- An implementation for paper "Academically intelligent LLMs are not necessarily socially intelligent".
General
- Python (verified on 3.8)
Python Packages
- see requirements.txt
conda create -n ecom python=3.8
conda activate ecom
pip install -r requirements.txt
Before evaluation, you should first download data in SESI/data/data.csv.
The data format is as follows:
ID
refers to the id of the test item.Type
refers to the social intelligence ability tested by the test item.Situation
refers to the social situation.Question
refers to the social question.Option
refers to four comments that seem to offer alternative explanations.Answer
refers to the index of the most appropriate, intelligent, or logical comment.

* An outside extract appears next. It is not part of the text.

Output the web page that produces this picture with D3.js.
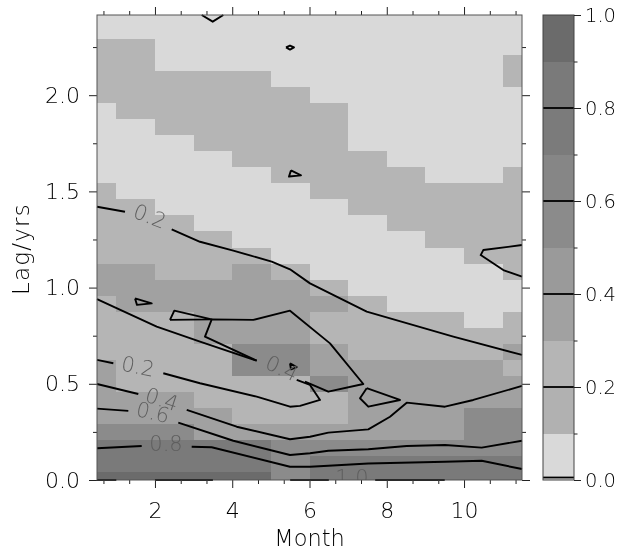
<!DOCTYPE html>
<html><head><meta charset="utf-8">
<script src="https://cdn.jsdelivr.net/npm/d3@7"></script>
<style>
body{margin:0;background:#fff}
svg{will-change:transform}
text{font-family:"DejaVu Sans",sans-serif;font-weight:200}
</style></head>
<body><svg id="chart" width="619" height="553"></svg>
<script>
// ---------- data ----------
const months = [0.5,1.5,2.5,3.5,4.5,5.5,6.5,7.5,8.5,9.5,10.5,11.5];
const lagMonths = [0,1,2,3,4,5,6,7,8,9,10,11,12,13,14,15,16,17,18,19,20,21,22,23,24,25,26,27,28,29];
const levelEdges = [0,0.1,0.2,0.3,0.4,0.5,0.6,0.7,0.8,0.9,1.0];
const levelColors = ["#d9d9d9","#b1b1b1","#b5b5b5","#a1a1a1","#9a9a9a","#8b8b8b","#868686","#7b7b7b","#7a7a7a","#6b6b6b"];
const xTickLabels = [2,4,6,8,10];
const yTickLabels = [0.0,0.5,1.0,1.5,2.0];
const cbTickLabels = [0.0,0.2,0.4,0.6,0.8,1.0];
const cbLines = [0.0,0.2,0.4,0.6,0.8];

// fill values, one row per lag (months), bottom (lag 0) first, columns = months
const fillRows = [
 [0.95,0.95,0.95,0.95,0.95,0.55,0.85,0.85,0.85,0.85,0.85,0.85],
 [0.85,0.85,0.85,0.85,0.85,0.55,0.85,0.85,0.85,0.85,0.85,0.85],
 [0.85,0.85,0.85,0.85,0.85,0.55,0.55,0.55,0.55,0.55,0.55,0.55],
 [0.55,0.55,0.55,0.35,0.35,0.35,0.35,0.35,0.35,0.35,0.55,0.55],
 [0.35,0.35,0.35,0.35,0.25,0.25,0.25,0.35,0.35,0.35,0.55,0.55],
 [0.35,0.35,0.35,0.25,0.25,0.25,0.25,0.35,0.35,0.35,0.35,0.35],
 [0.35,0.25,0.25,0.25,0.25,0.25,0.55,0.35,0.35,0.35,0.35,0.35],
 [0.35,0.25,0.25,0.25,0.55,0.55,0.35,0.35,0.35,0.35,0.35,0.25],
 [0.25,0.25,0.25,0.25,0.55,0.55,0.35,0.25,0.25,0.25,0.25,0.35],
 [0.25,0.25,0.25,0.35,0.35,0.35,0.25,0.25,0.25,0.25,0.25,0.25],
 [0.25,0.25,0.25,0.35,0.35,0.35,0.25,0.25,0.25,0.25,0.05,0.25],
 [0.25,0.35,0.35,0.35,0.35,0.35,0.35,0.25,0.05,0.05,0.05,0.05],
 [0.35,0.35,0.35,0.35,0.35,0.35,0.25,0.05,0.05,0.05,0.05,0.05],
 [0.35,0.35,0.25,0.25,0.35,0.25,0.05,0.05,0.05,0.05,0.05,0.25],
 [0.25,0.25,0.25,0.25,0.25,0.05,0.05,0.05,0.05,0.05,0.25,0.25],
 [0.25,0.25,0.25,0.25,0.05,0.05,0.05,0.05,0.05,0.25,0.25,0.25],
 [0.25,0.25,0.25,0.05,0.05,0.05,0.05,0.05,0.25,0.25,0.25,0.25],
 [0.25,0.25,0.05,0.05,0.05,0.05,0.05,0.25,0.25,0.25,0.25,0.25],
 [0.25,0.05,0.05,0.05,0.05,0.05,0.25,0.25,0.25,0.25,0.25,0.25],
 [0.05,0.05,0.05,0.05,0.05,0.25,0.25,0.25,0.25,0.05,0.05,0.25],
 [0.05,0.05,0.05,0.05,0.25,0.25,0.25,0.25,0.05,0.05,0.05,0.05],
 [0.05,0.05,0.05,0.25,0.25,0.25,0.25,0.05,0.05,0.05,0.05,0.05],
 [0.05,0.05,0.25,0.25,0.25,0.25,0.25,0.05,0.05,0.05,0.05,0.05],
 [0.05,0.25,0.25,0.25,0.25,0.25,0.25,0.05,0.05,0.05,0.05,0.05],
 [0.25,0.25,0.25,0.25,0.25,0.25,0.05,0.05,0.05,0.05,0.05,0.05],
 [0.25,0.25,0.25,0.25,0.25,0.05,0.05,0.05,0.05,0.05,0.05,0.25],
 [0.25,0.25,0.05,0.05,0.05,0.05,0.05,0.05,0.05,0.05,0.05,0.25],
 [0.25,0.25,0.05,0.05,0.05,0.05,0.05,0.05,0.05,0.05,0.05,0.05],
 [0.05,0.05,0.05,0.05,0.05,0.05,0.05,0.05,0.05,0.05,0.05,0.05],
 [0.05,0.05,0.05,0.05,0.05,0.05,0.05,0.05,0.05,0.05,0.05,0.05]
];

// contour lines, [month, lag (yrs)]
const contour02Upper = [
 [[0.5,1.420],[1.225,1.394]],
 [[2.433,1.303],[3.166,1.238],[4.028,1.192],[5.022,1.135],[5.495,1.095],[6.013,1.022],[7.481,0.875],[9.722,0.745],[11.5,0.650]]
];
const contour02Right = [[[11.5,1.221],[10.498,1.195],[10.431,1.169],[11.016,1.091],[11.5,1.057]]];
const contour02Tongue = [
 [[0.5,0.940],[2.045,0.797],[3.166,0.719],[4.633,0.620]],
 [[5.669,0.520],[6.013,0.494],[6.272,0.416],[5.754,0.385],[5.495,0.381],[4.633,0.433],[3.166,0.503],[2.216,0.555]],
 [[0.922,0.607],[0.5,0.624]]
];
const contour04Loop = [[[4.633,0.620],[3.295,0.745],[3.469,0.835],[4.545,0.832],[5.495,0.880],[6.531,0.710],[7.393,0.499],[6.487,0.459],[5.883,0.511]]];
const contour04Lower = [
 [[0.5,0.499],[1.569,0.447]],
 [[2.822,0.364],[4.116,0.277],[5.495,0.212],[6.013,0.225],[6.487,0.246],[7.522,0.263],[8.084,0.329],[8.516,0.402],[9.507,0.381],[10.24,0.416],[11.5,0.489]]
];
const contour06 = [
 [[0.5,0.371],[1.31,0.359]],
 [[2.604,0.298],[4.028,0.204],[5.495,0.130],[6.013,0.139],[6.487,0.152],[7.522,0.160],[8.516,0.177],[9.507,0.182],[10.457,0.168],[11.5,0.204]]
];
const contour08 = [
 [[0.5,0.165],[1.657,0.177]],
 [[2.951,0.173],[3.469,0.170],[5.495,0.069],[6.013,0.069],[6.487,0.074],[7.522,0.086],[9.507,0.095],[10.457,0.100],[11.5,0.057]]
];
const contour10 = [
 [[0.5,0.0],[1.0,0.0]],[[2.0,0.0],[3.5,0.0]],[[5.5,0.0],[6.5,0.0]],[[7.7,0.0],[9.5,0.0]]
];
const smallLoops = [
 [[3.21,2.417],[3.495,2.382],[3.769,2.417]],
 [[5.392,2.248],[5.495,2.258],[5.599,2.248],[5.495,2.237],[5.392,2.248]],
 [[5.521,1.609],[5.78,1.583],[5.469,1.577],[5.521,1.609]],
 [[1.484,0.944],[1.916,0.918],[1.535,0.910],[1.484,0.944]],
 [[2.389,0.832],[2.501,0.880],[3.469,0.835],[2.389,0.832]],
 [[5.495,0.606],[5.669,0.587],[5.521,0.575],[5.495,0.606]],
 [[7.480,0.477],[8.342,0.416],[7.522,0.381],[7.307,0.425],[7.480,0.477]]
];
// contour labels: [month, lag, angle(deg), text]
const contourLabels = [
 [1.87,1.372,21,"0.2"],
 [1.561,0.592,11,"0.2"],
 [2.182,0.421,18,"0.4"],
 [1.949,0.353,13,"0.6"],
 [2.286,0.192,0,"0.8"],
 [5.288,0.582,25,"0.4"],
 [7.1,0.012,0,"1.0"]
];

// ---------- drawing ----------
const svg = d3.select("#chart");
const L = 97, R = 522, T = 15, B = 480;
const x = d3.scaleLinear().domain([0.5, 11.5]).range([L, R]);
const y = d3.scaleLinear().domain([0, 29/12]).range([B, T]);
const color = d3.scaleThreshold().domain(levelEdges.slice(1, -1)).range(levelColors);

const cells = [];
lagMonths.forEach((lm, k) => {
  months.forEach((m, i) => {
    cells.push({
      x0: Math.max(0.5, m - 0.5), x1: Math.min(11.5, m + 0.5),
      y0: Math.max(0, (lm - 0.5) / 12), y1: Math.min(29/12, (lm + 0.5) / 12),
      v: fillRows[k][i]
    });
  });
});
svg.append("g").selectAll("rect").data(cells).join("rect")
  .attr("x", d => x(d.x0)).attr("width", d => x(d.x1) - x(d.x0))
  .attr("y", d => y(d.y1)).attr("height", d => y(d.y0) - y(d.y1))
  .attr("fill", d => color(d.v)).attr("shape-rendering", "crispEdges");

svg.append("clipPath").attr("id", "plotclip").append("rect")
  .attr("x", L).attr("y", T - 1).attr("width", R - L).attr("height", B - T + 1);

const line = d3.line().x(d => x(d[0])).y(d => y(d[1]));
const allLines = [].concat(contour02Upper, contour02Right, contour02Tongue, contour04Loop,
  contour04Lower, contour06, contour08, contour10, smallLoops);
svg.append("g").selectAll("path").data(allLines).join("path")
  .attr("d", line).attr("fill", "none").attr("stroke", "#000")
  .attr("stroke-width", 1.9).attr("stroke-linejoin", "round").attr("stroke-linecap", "butt");

svg.append("g").attr("clip-path", "url(#plotclip)")
  .selectAll("text").data(contourLabels).join("text")
  .attr("transform", d => `translate(${x(d[0])},${y(d[1])}) rotate(${d[2]})`)
  .attr("text-anchor", "middle").attr("dy", "0.36em")
  .attr("font-size", 21).attr("fill", "#5e5e5e")
  .text(d => d[3]);

// axes
const fs = 22;
const xMinorFinal = d3.range(1, 18).map(i => i * 2/3)
  .filter(v => v > 0.5 && v < 11.5 && Math.abs(v/2 - Math.round(v/2)) > 0.01);
const yMinor = [0.25,0.75,1.25,1.75,2.25];
const axes = [
  svg.append("g").attr("transform", `translate(0,${B})`)
    .call(d3.axisBottom(x).tickValues(xTickLabels).tickSize(8).tickSizeOuter(0).tickPadding(14).tickFormat(d3.format("d"))),
  svg.append("g").attr("transform", `translate(0,${B})`)
    .call(d3.axisBottom(x).tickValues(xMinorFinal).tickSize(4).tickSizeOuter(0).tickFormat("")),
  svg.append("g").attr("transform", `translate(0,${T})`)
    .call(d3.axisTop(x).tickValues(xTickLabels).tickSize(8).tickSizeOuter(0).tickFormat("")),
  svg.append("g").attr("transform", `translate(0,${T})`)
    .call(d3.axisTop(x).tickValues(xMinorFinal).tickSize(4).tickSizeOuter(0).tickFormat("")),
  svg.append("g").attr("transform", `translate(${L},0)`)
    .call(d3.axisLeft(y).tickValues(yTickLabels).tickSize(8).tickSizeOuter(0).tickPadding(9).tickFormat(d3.format(".1f"))),
  svg.append("g").attr("transform", `translate(${L},0)`)
    .call(d3.axisLeft(y).tickValues(yMinor).tickSize(4).tickSizeOuter(0).tickFormat("")),
  svg.append("g").attr("transform", `translate(${R},0)`)
    .call(d3.axisRight(y).tickValues(yTickLabels).tickSize(8).tickSizeOuter(0).tickFormat("")),
  svg.append("g").attr("transform", `translate(${R},0)`)
    .call(d3.axisRight(y).tickValues(yMinor).tickSize(4).tickSizeOuter(0).tickFormat(""))
];
svg.append("rect").attr("x", L).attr("y", T).attr("width", R - L).attr("height", B - T)
  .attr("fill", "none").attr("stroke", "#555").attr("stroke-width", 1);

svg.append("text").attr("x", x(6)).attr("y", 546).attr("text-anchor", "middle")
  .attr("font-size", 22.5).attr("fill", "#000").text("Month");
svg.append("text").attr("transform", `translate(29,${y(1.2)}) rotate(-90)`).attr("text-anchor", "middle")
  .attr("font-size", 23).attr("letter-spacing", 1.2).attr("fill", "#000").text("Lag/yrs");

// colorbar
const CL = 543, CR = 574;
const cy = d3.scaleLinear().domain([0, 1]).range([B, T]);
svg.append("g").selectAll("rect").data(levelColors).join("rect")
  .attr("x", CL).attr("width", CR - CL)
  .attr("y", (d, i) => cy(levelEdges[i + 1])).attr("height", (d, i) => cy(levelEdges[i]) - cy(levelEdges[i + 1]))
  .attr("fill", d => d).attr("shape-rendering", "crispEdges");
svg.append("g").selectAll("line").data(cbLines).join("line")
  .attr("x1", CL).attr("x2", CR)
  .attr("y1", d => d === 0 ? cy(d) - 2.5 : cy(d)).attr("y2", d => d === 0 ? cy(d) - 2.5 : cy(d))
  .attr("stroke", "#000").attr("stroke-width", 1.8);
svg.append("rect").attr("x", CL).attr("y", T).attr("width", CR - CL).attr("height", B - T)
  .attr("fill", "none").attr("stroke", "#444").attr("stroke-width", 1);
const cbAxes = [
  svg.append("g").attr("transform", `translate(${CR},0)`)
    .call(d3.axisRight(cy).tickValues(cbTickLabels).tickSize(7).tickSizeOuter(0).tickPadding(4).tickFormat(d3.format(".1f"))),
  svg.append("g").attr("transform", `translate(${CR},0)`)
    .call(d3.axisRight(cy).tickValues([0.1,0.3,0.5,0.7,0.9]).tickSize(3.5).tickSizeOuter(0).tickFormat(""))
];
axes.concat(cbAxes).forEach(g => {
  g.select(".domain").remove();
  g.selectAll("line").attr("stroke", "#222");
  g.selectAll("text").attr("fill", "#000")
    .attr("font-family", "DejaVu Sans").attr("font-weight", 200);
});
axes.forEach(g => g.selectAll("text").attr("font-size", fs));
cbAxes.forEach(g => g.selectAll("text").attr("font-size", 19.5));
</script></body></html>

ID | Type | Situation | Question | Option_0 | Option_1 | Option_2 | Option_3 | Answer |
---|---|---|---|---|---|---|---|---|
16l2bxv | Empathy | A person's 6-year-old son found his dog dead at his father's house, and the grandfather isn't giving any answers to the child's inquiries about the dog's death. | Why is the grandfather not providing any answers to the child about the dog's death? | A lack of answers and uncertainty about explaining the dog's death to his 6-year-old has caused him to avoid discussing it. | He is not providing any answers to the child about the dog's death because he does not understand the importance of addressing the child's questions and providing appropriate explanations. | He is possibly in shock or emotionally overwhelmed by the sudden loss of their family pet, which is why he is not providing any answers to the child about the dog's death. | He may be hiding something, like neglect or possible foul play, which is why he is not providing any answers to the child about the dog's death. | 3 |
Code for LLM evaluation can be found in folder evaluation.
python main.py \
--dataset sesi \
--model 'gpt-3.5-turbo-0613' \
--sample_num -1 \
--thread_num 8 \
--chunk_size 5 \
--seed 42 \
--api_base '' \
--api_key ''